Product Description
This genuine ancient Greek silver Stater coin was minted in Thessaly during the mid-late 1st Century BC. It comes from the Hellenistic Thessalian League and was issued by the magistrates Polyxenos and Eukolos. The obverse shows the head of Zeus wearing an oak wreath crown. The reverse shows the standing war goddess Athena Itonia advancing right, holding a shield and preparing to throw a spear. BCD Thessaly I –; BCD Thessaly II 846; HGC 4, 210. Beautifully toned with minor roughness. Very Fine. From the esteemed BCD collection.

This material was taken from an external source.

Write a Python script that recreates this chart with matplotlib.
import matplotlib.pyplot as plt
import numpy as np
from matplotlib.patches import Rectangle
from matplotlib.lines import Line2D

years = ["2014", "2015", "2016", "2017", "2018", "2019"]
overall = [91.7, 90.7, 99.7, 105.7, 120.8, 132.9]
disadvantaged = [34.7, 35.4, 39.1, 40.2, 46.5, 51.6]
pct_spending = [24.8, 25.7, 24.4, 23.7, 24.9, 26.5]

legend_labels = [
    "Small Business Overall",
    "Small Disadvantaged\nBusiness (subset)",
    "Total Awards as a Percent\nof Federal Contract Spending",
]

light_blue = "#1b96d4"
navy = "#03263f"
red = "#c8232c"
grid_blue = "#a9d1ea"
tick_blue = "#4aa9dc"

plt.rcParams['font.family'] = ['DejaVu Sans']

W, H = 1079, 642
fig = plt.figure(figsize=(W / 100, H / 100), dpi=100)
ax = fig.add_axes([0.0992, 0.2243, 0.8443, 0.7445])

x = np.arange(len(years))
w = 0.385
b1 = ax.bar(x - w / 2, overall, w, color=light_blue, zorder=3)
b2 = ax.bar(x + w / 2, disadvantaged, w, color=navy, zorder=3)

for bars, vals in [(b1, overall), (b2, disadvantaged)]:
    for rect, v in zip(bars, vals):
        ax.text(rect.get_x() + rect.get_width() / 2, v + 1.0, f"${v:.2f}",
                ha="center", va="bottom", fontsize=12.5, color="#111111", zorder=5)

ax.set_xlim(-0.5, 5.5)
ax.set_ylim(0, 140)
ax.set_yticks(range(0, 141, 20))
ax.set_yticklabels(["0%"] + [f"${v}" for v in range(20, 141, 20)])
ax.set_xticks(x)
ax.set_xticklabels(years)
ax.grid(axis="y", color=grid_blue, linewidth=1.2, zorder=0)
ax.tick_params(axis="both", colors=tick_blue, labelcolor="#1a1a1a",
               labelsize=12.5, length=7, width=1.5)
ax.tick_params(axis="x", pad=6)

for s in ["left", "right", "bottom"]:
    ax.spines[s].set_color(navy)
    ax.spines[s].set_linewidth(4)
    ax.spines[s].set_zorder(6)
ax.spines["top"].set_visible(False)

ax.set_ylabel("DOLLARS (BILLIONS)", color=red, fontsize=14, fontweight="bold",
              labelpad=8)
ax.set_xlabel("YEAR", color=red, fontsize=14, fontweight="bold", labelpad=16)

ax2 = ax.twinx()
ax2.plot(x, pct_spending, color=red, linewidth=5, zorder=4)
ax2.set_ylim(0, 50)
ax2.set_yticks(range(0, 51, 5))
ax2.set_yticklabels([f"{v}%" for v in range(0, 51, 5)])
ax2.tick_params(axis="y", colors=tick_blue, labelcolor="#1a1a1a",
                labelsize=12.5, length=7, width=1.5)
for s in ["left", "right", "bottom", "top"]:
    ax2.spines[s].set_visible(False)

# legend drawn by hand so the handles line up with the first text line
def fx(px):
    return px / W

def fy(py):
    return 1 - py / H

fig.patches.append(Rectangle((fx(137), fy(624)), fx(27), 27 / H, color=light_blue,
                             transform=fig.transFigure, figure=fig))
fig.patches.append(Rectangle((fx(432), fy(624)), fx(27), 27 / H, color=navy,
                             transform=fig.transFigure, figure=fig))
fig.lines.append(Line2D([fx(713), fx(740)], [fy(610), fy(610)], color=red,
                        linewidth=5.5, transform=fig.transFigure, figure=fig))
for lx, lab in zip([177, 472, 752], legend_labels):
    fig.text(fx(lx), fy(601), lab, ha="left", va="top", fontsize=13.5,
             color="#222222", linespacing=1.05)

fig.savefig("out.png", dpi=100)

BCD are the initials of a collector who wishes to remain anonymous. One of the largest collections ever formed, including great rarities and coins of superb quality, portions of the BCD collection have been sold in multiple auctions held by several different numismatic firms. As a result of BCD 's superb scholarly research, the auction catalogs for his collection have become primary references.
HISTORY
Ancient Greece was a northeastern Mediterranean civilization, existing from the Greek Dark Ages of the 12th–9th centuries BC to the end of classical antiquity (c. 600 AD), that comprised a loose collection of culturally and linguistically related city-states and communities. Prior to the Roman period, most of these regions were officially unified only once under the Kingdom of Macedon from 338 to 323 BC. In Western history, the era of classical antiquity was immediately followed by the Early Middle Ages and the Byzantine period.

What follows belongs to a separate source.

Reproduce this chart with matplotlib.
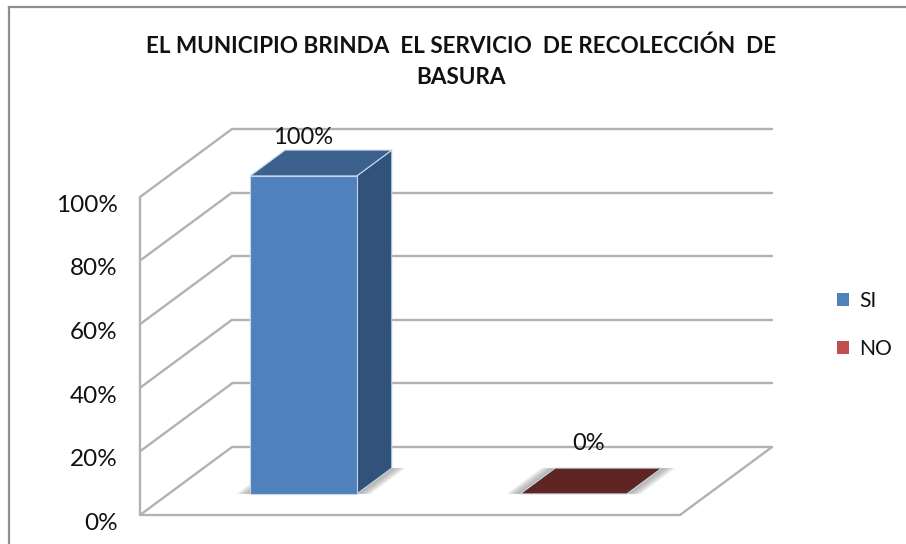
import matplotlib
matplotlib.use('Agg')
import matplotlib.pyplot as plt
from matplotlib.lines import Line2D
from matplotlib.patches import Patch, Polygon
from matplotlib.transforms import ScaledTranslation

plt.rcParams['font.family'] = ['Lato', 'DejaVu Sans']

#### Data
title = 'EL MUNICIPIO BRINDA  EL SERVICIO  DE RECOLECCIÓN  DE\nBASURA'
categories = ['SI', 'NO']
values = [100, 0]
value_labels = ['100%', '0%']
y_ticks = [0, 20, 40, 60, 80, 100]
y_tick_labels = ['0%', '20%', '40%', '60%', '80%', '100%']

#### Style
W, H = 906, 544
front_colors = ['#4f81bd', '#c0504d']
side_colors = ['#31527a', '#632523']
top_colors = ['#3c618f', '#5e2522']
grid_color = '#b2b2b2'
# pixel sizes of the oblique depth axis
depth_px = (92, 68)
bar_width = 0.395
bar_depth = (0.31, 0.69)
label_offsets = [(0, 38), (15, 50)]

fig = plt.figure(figsize=(W / 100, H / 100), dpi=100)
ax = fig.add_axes([140 / W, (H - 515) / H, 540 / W, 318 / H])
ax.set_xlim(0, len(categories))
ax.set_ylim(0, 100)
for s in ax.spines.values():
    s.set_visible(False)
ax.set_xticks([])
ax.set_yticks(y_ticks)
ax.set_yticklabels(y_tick_labels, fontsize=17.5, color='#111111')
ax.tick_params(axis='y', length=0, pad=16)
shift = ScaledTranslation(0, -4.5 / 72, fig.dpi_scale_trans)
for lab in ax.get_yticklabels():
    lab.set_transform(lab.get_transform() + shift)

# depth axis in data units
dx_unit = depth_px[0] / (540 / len(categories))
dy_unit = depth_px[1] / (318 / 100)


def proj(x, v, d):
    return (x + d * dx_unit, v + d * dy_unit)


def grid_line(p, q):
    ax.plot([p[0], q[0]], [p[1], q[1]], color=grid_color, lw=1.7, clip_on=False,
            solid_capstyle='round', zorder=1)


#### Walls and floor
n = len(categories)
for t in y_ticks:
    grid_line(proj(0, t, 0), proj(0, t, 1))
    grid_line(proj(0, t, 1), proj(n, t, 1))
grid_line(proj(0, 0, 0), proj(0, 100, 0))
grid_line(proj(0, 0, 0), proj(n, 0, 0))
grid_line(proj(n, 0, 0), proj(n, 0, 1))

#### Bars
edge = '#c9d6e6'
for i, v in enumerate(values):
    x0 = i + 0.5 - bar_width / 2
    x1 = i + 0.5 + bar_width / 2
    d0, d1 = bar_depth
    # soft shadow on the floor
    for grow in [0.05, 0.04, 0.03, 0.02, 0.01]:
        ax.add_patch(Polygon([proj(x0 - grow, 0, d0), proj(x1 + grow, 0, d0),
                              proj(x1 + grow, 0, d1), proj(x0 - grow, 0, d1)],
                             closed=True, fc='#808080', ec='none', alpha=0.16,
                             clip_on=False, zorder=2))
    if v > 0:
        ax.add_patch(Polygon([proj(x1, 0, d0), proj(x1, 0, d1), proj(x1, v, d1), proj(x1, v, d0)],
                             closed=True, fc=side_colors[i], ec=edge, lw=0.8, clip_on=False, zorder=3))
        ax.add_patch(Polygon([proj(x0, 0, d0), proj(x1, 0, d0), proj(x1, v, d0), proj(x0, v, d0)],
                             closed=True, fc=front_colors[i], ec=edge, lw=0.8, clip_on=False, zorder=4))
    ax.add_patch(Polygon([proj(x0, v, d0), proj(x1, v, d0), proj(x1, v, d1), proj(x0, v, d1)],
                         closed=True, fc=top_colors[i], ec=edge, lw=0.8, clip_on=False, zorder=5))
    off = label_offsets[i]
    ax.annotate(value_labels[i], proj(i + 0.5, v, d0), xytext=(off[0] * 0.72, off[1] * 0.72),
                textcoords='offset points', ha='center', va='center', fontsize=17, color='#111111',
                annotation_clip=False, zorder=6)

#### Title, legend, chart border
fig.text(461 / W, 1 - 62 / H, title, ha='center', va='center', fontsize=16.2, fontweight='bold',
         color='#111111', linespacing=1.6)
handles = [Patch(fc=c, ec='none', label=l) for c, l in zip(front_colors, categories)]
fig.legend(handles=handles, loc='center left', bbox_to_anchor=(818 / W, 1 - 325 / H), frameon=False,
           fontsize=15.2, handlelength=0.57, handleheight=0.57, handletextpad=0.47, labelspacing=1.3,
           labelcolor='#111111')
fig.add_artist(Line2D([8.5 / W, 8.5 / W], [0, 1 - 7 / H], color='#8f8f8f', lw=1.6))
fig.add_artist(Line2D([8.5 / W, 1], [1 - 7 / H, 1 - 7 / H], color='#8f8f8f', lw=1.6))

fig.savefig('out.png', dpi=100)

Three centuries after the decline of Mycenaean Greece during the Bronze Age collapse, Greek urban poleis began to form in the 8th century BC, ushering in the Archaic period and the colonization of the Mediterranean Basin. This was followed by the age of Classical Greece, from the Greco-Persian Wars to the death of Alexander the Great in 323 BC, and which included the Golden Age of Athens and the Peloponnesian War between Athens and Sparta. The unification of Greece by Macedon under Philip II and subsequent conquest of the Achaemenid Empire by Alexander the Great spread Hellenistic civilization across the Middle East. The Hellenistic period is considered to have ended in 30 BC, when the last Hellenistic kingdom, Ptolemaic Egypt, was annexed by the Roman Republic.
Classical Greek culture, especially philosophy, had a powerful influence on ancient Rome, which carried a version of it throughout the Mediterranean and much of Europe. For this reason, Classical Greece is generally considered the cradle of Western civilization, the seminal culture from which the modern West derives many of its founding archetypes and ideas in politics, philosophy, science, and art.